Stored records:
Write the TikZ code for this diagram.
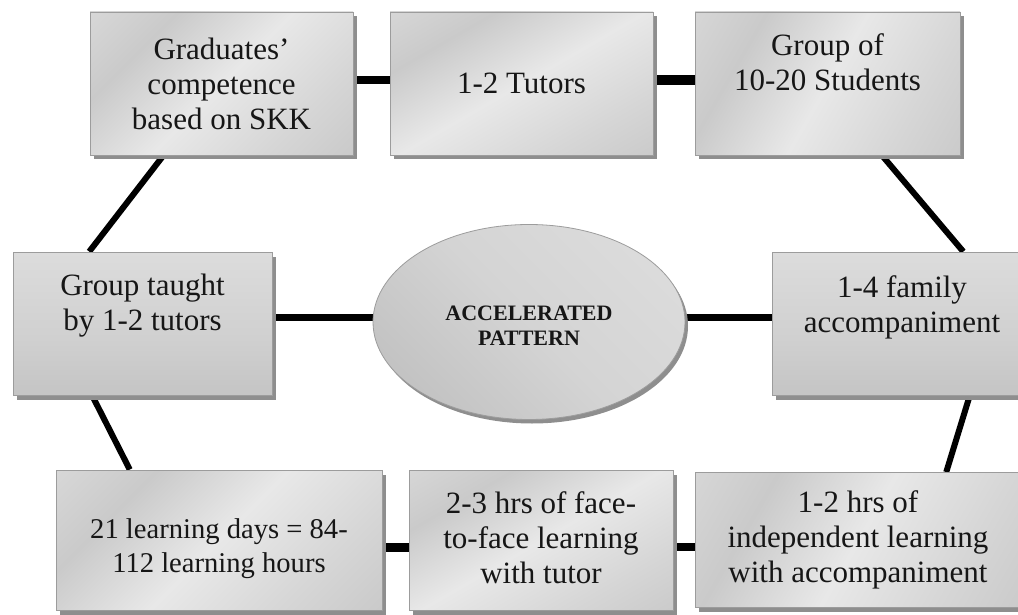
\documentclass[tikz,border=0pt]{standalone}
\usepackage{fontspec}
\setmainfont{Liberation Serif}
\usetikzlibrary{calc,backgrounds,shapes.geometric}
\definecolor{ma}{HTML}{BEBEBE}
\definecolor{mb}{HTML}{D6D6D6}
\definecolor{mc}{HTML}{E8E8E8}
\definecolor{md}{HTML}{CACACA}
\definecolor{me}{HTML}{E4E4E4}
\definecolor{va}{HTML}{B6B6B6}
\definecolor{vb}{HTML}{D0D0D0}
\definecolor{vc}{HTML}{E6E6E6}
\definecolor{ea}{HTML}{B2B2B2}
\definecolor{eb}{HTML}{D4D4D4}
\definecolor{ec}{HTML}{E2E2E2}
\definecolor{edge}{HTML}{9C9C9C}
\definecolor{shadowc}{HTML}{8E8E8E}
\definecolor{txt}{HTML}{161616}
\pgfdeclarehorizontalshading{metal}{100bp}{color(0bp)=(ma); color(30bp)=(mb); color(50bp)=(mc); color(70bp)=(md); color(100bp)=(me)}
\pgfdeclarehorizontalshading{vgr}{100bp}{color(0bp)=(va); color(45bp)=(vb); color(100bp)=(vc)}
\pgfdeclarehorizontalshading{ellsh}{100bp}{color(0bp)=(ea); color(50bp)=(eb); color(100bp)=(ec)}
\begin{document}
\begin{tikzpicture}[x=1pt,y=-1pt,
  card/.style={rectangle, draw=edge, line width=0.8pt, shade, shading=metal, shading angle=#1,
    preaction={fill=shadowc, transform canvas={xshift=3.5pt,yshift=-4.5pt}}},
  card/.default=135,
  vcard/.style={rectangle, draw=edge, line width=0.8pt, shade, shading=vgr, shading angle=90,
    preaction={fill=shadowc, transform canvas={xshift=3.5pt,yshift=-4.5pt}}},
  hub/.style={ellipse, draw=edge, line width=0.8pt, shade, shading=ellsh, shading angle=45,
    minimum width=312pt, minimum height=195pt,
    preaction={fill=shadowc, transform canvas={xshift=3pt,yshift=-4pt}}},
  lbl/.style={align=center, text=txt, inner sep=0pt, font=\fontsize{31}{35}\selectfont},
  slbl/.style={align=center, text=txt, inner sep=0pt, font=\fontsize{28.6}{34}\selectfont},
  hlbl/.style={align=center, text=txt, inner sep=0pt, font=\fontsize{22}{25}\selectfont\bfseries},
  conn/.style={draw=black, line width=#1},
  conn/.default=6pt]
\useasboundingbox (0,0) rectangle (1018,615);

% boxes
\node[card, minimum width=263pt, minimum height=143pt] (g1) at (221.5,83.5) {};
\node[card=120, minimum width=263pt, minimum height=143pt] (g2) at (521.5,83.5) {};
\node[card=150, minimum width=265pt, minimum height=143pt] (g3) at (827.5,83.5) {};
\node[vcard, minimum width=259pt, minimum height=143pt] (gl) at (142.5,323.5) {};
\node[vcard, minimum width=260pt, minimum height=143pt] (gr) at (902,323.5) {};
\node[card=135, minimum width=326pt, minimum height=140pt] (ga) at (219,540) {};
\node[card=120, minimum width=264pt, minimum height=140pt] (gb) at (541,540) {};
\node[card=150, minimum width=326pt, minimum height=135pt] (gc) at (858,540) {};
\node[hub] (ell) at (529,322) {};

% texts
\node[lbl] (t1) at (g1.center) {Graduates’\\competence\\based on SKK};
\node[lbl] (t2) at (g2.center) {1-2 Tutors};
\node[lbl] (t3) at ($(g3.center)+(0,-21)$) {Group of\\10-20 Students};
\node[lbl] (tl) at ($(gl.center)+(0,-18)$) {Group taught\\by 1-2 tutors};
\node[lbl] (tr) at ($(gr.center)+(0,-16)$) {1-4 family\\accompaniment};
\node[slbl] (ta) at ($(ga.center)+(0,9)$) {21 learning days = 84-\\112 learning hours};
\node[lbl] (tb) at ($(gb.center)+(0,-2)$) {2-3 hrs of face-\\to-face learning\\with tutor};
\node[lbl] (tc) at ($(gc.center)+(0,0)$) {1-2 hrs of\\independent learning\\with accompaniment};
\node[hlbl] (th) at ($(ell.center)+(0,4)$) {ACCELERATED\\PATTERN};

% connectors
\coordinate (mL) at ($(ell.west)+(6,-5)$);
\coordinate (mR) at ($(ell.east)+(-6,-5)$);
\begin{scope}[on background layer]
  \draw[conn=8pt] ($(g1.east)+(0,-3)$) -- ($(g2.west)+(0,-3)$);
  \draw[conn=10pt] ($(g2.east)+(0,-3)$) -- ($(g3.west)+(0,-3)$);
  \draw[conn] ($(g1.south west)!0.28!(g1.south east)$) -- ($(gl.north west)!0.295!(gl.north east)$);
  \draw[conn] ($(g3.south west)!0.705!(g3.south east)$) -- ($(gr.north west)!0.735!(gr.north east)$);
  \draw[conn] ($(gl.south west)!0.306!(gl.south east)$) -- ($(ga.north west)!0.227!(ga.north east)$);
  \draw[conn] ($(gr.south west)!0.76!(gr.south east)$) -- ($(gc.north west)!0.77!(gc.north east)$);
  \draw[conn=7pt] (gl.east |- mL) -- (mL);
  \draw[conn=7pt] (mR) -- (gr.west |- mR);
  \draw[conn=9pt] ($(ga.east)+(0,7)$) -- ($(gb.west)+(0,7)$);
  \draw[conn=8pt] ($(gb.east)+(0,7)$) -- ($(gc.west)+(0,7)$);
\end{scope}
\end{tikzpicture}
\end{document}
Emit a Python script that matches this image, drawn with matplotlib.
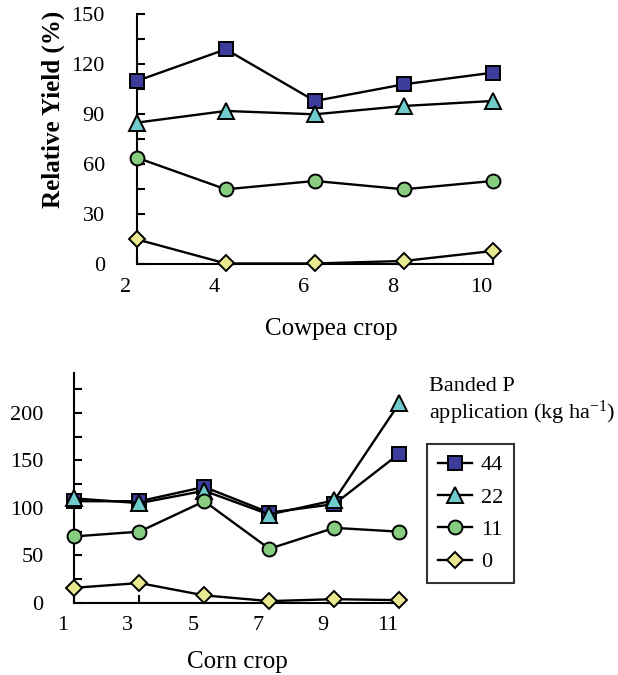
import matplotlib
matplotlib.use('Agg')
import matplotlib.pyplot as plt
from matplotlib.ticker import MultipleLocator
import matplotlib.transforms as mtransforms

plt.rcParams['font.family'] = ['Liberation Serif', 'DejaVu Serif']
plt.rcParams['mathtext.fontset'] = 'custom'
plt.rcParams['mathtext.rm'] = 'Liberation Serif'
plt.rcParams['mathtext.it'] = 'Liberation Serif:italic'

# ---- data ----
cowpea_crop = [2, 4, 6, 8, 10]
cowpea_44 = [110, 129, 98, 108, 115]
cowpea_22 = [85, 92, 90, 95, 98]
cowpea_11 = [64, 45, 50, 45, 50]
cowpea_0 = [15, 0.5, 0.5, 2, 8]

corn_crop = [1, 3, 5, 7, 9, 11]
corn_44 = [107, 107, 122, 95, 104, 157]
corn_22 = [110, 105, 118, 93, 108, 210]
corn_11 = [70, 75, 107, 57, 79, 75]
corn_0 = [16, 21, 8, 2, 4, 3]

rates = ['44', '22', '11', '0']
markers = ['s', '^', 'o', 'D']
msizes = [10, 12, 10, 8.5]
colors = ['#3c3c9c', '#70cccc', '#88cc80', '#e8e890']

W, H = 618, 675
fig = plt.figure(figsize=(W / 100, H / 100), dpi=100)


def px_axes(l, t, r, b):
    return fig.add_axes([l / W, 1 - b / H, (r - l) / W, (b - t) / H])


def style(ax, ypad, xpad):
    for s in ['top', 'right']:
        ax.spines[s].set_visible(False)
    for s in ['left', 'bottom']:
        ax.spines[s].set_linewidth(1.5)
    ax.tick_params(axis='both', which='both', direction='in', length=6,
                   width=1.5, labelsize=16)
    ax.tick_params(axis='y', pad=ypad)
    ax.tick_params(axis='x', pad=xpad)
    off = mtransforms.ScaledTranslation(-11.5 / 100, 0, fig.dpi_scale_trans)
    for lab in ax.get_xticklabels():
        lab.set_transform(lab.get_transform() + off)


# ---- top: cowpea ----
ax1 = px_axes(136.7, 14.3, 493, 264.3)
series1 = [cowpea_44, cowpea_22, cowpea_11, cowpea_0]
for vals, m, ms, c in zip(series1, markers, msizes, colors):
    ax1.plot(cowpea_crop, vals, color='black', lw=1.7, marker=m, ms=ms,
             mfc=c, mec='black', mew=1.4, clip_on=False, zorder=3)
ax1.set_xlim(2, 10)
ax1.set_ylim(0, 150)
ax1.set_xticks(cowpea_crop)
ax1.yaxis.set_major_locator(MultipleLocator(30))
ax1.yaxis.set_minor_locator(MultipleLocator(15))
style(ax1, 23, 10)
fig.text(53 / W, 1 - 109 / H, 'Relative Yield (%)', rotation=90,
         fontsize=18, fontweight='bold', ha='center', va='center')
fig.text(331 / W, 1 - 335 / H, 'Cowpea crop', fontsize=18,
         ha='center', va='baseline')

# ---- bottom: corn ----
ax2 = px_axes(74.3, 373.3, 399.3, 603)
series2 = [corn_44, corn_22, corn_11, corn_0]
handles = []
for vals, m, ms, c, lab in zip(series2, markers, msizes, colors, rates):
    h, = ax2.plot(corn_crop, vals, color='black', lw=1.7, marker=m, ms=ms,
                  mfc=c, mec='black', mew=1.4, clip_on=False, zorder=3,
                  label=lab)
    handles.append(h)
ax2.set_xlim(1, 11)
ax2.set_ylim(0, 241.5)
ax2.set_xticks(corn_crop)
ax2.set_yticks([0, 50, 100, 150, 200])
ax2.yaxis.set_minor_locator(MultipleLocator(25))
style(ax2, 22, 9)
fig.text(237 / W, 1 - 668 / H, 'Corn crop', fontsize=18,
         ha='center', va='baseline')

fig.text(429 / W, 1 - 390.7 / H, 'Banded P', fontsize=16,
         ha='left', va='baseline')
fig.text(429 / W, 1 - 419.3 / H, 'application (kg ha$^{-1}$)', fontsize=16,
         ha='left', va='baseline')

leg = fig.legend(handles=handles, loc='upper left',
                 bbox_to_anchor=(427 / W, 1 - 444 / H),
                 bbox_transform=fig.transFigure, fontsize=16,
                 frameon=True, fancybox=False, edgecolor='black',
                 handlelength=1.53, handletextpad=0.4, borderpad=0.49,
                 labelspacing=0.53, borderaxespad=0)
leg.get_frame().set_linewidth(1.5)

fig.savefig('out.png', dpi=100)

What you need to do
Pick out the part that begins with the line containing "Emit a Python" and finishes with the line containing "import matplotlib.transforms as mtransforms", both included. Restate it exactly, without images.

Written reply
Emit a Python script that matches this image, drawn with matplotlib.
import matplotlib
matplotlib.use('Agg')
import matplotlib.pyplot as plt
from matplotlib.ticker import MultipleLocator
import matplotlib.transforms as mtransforms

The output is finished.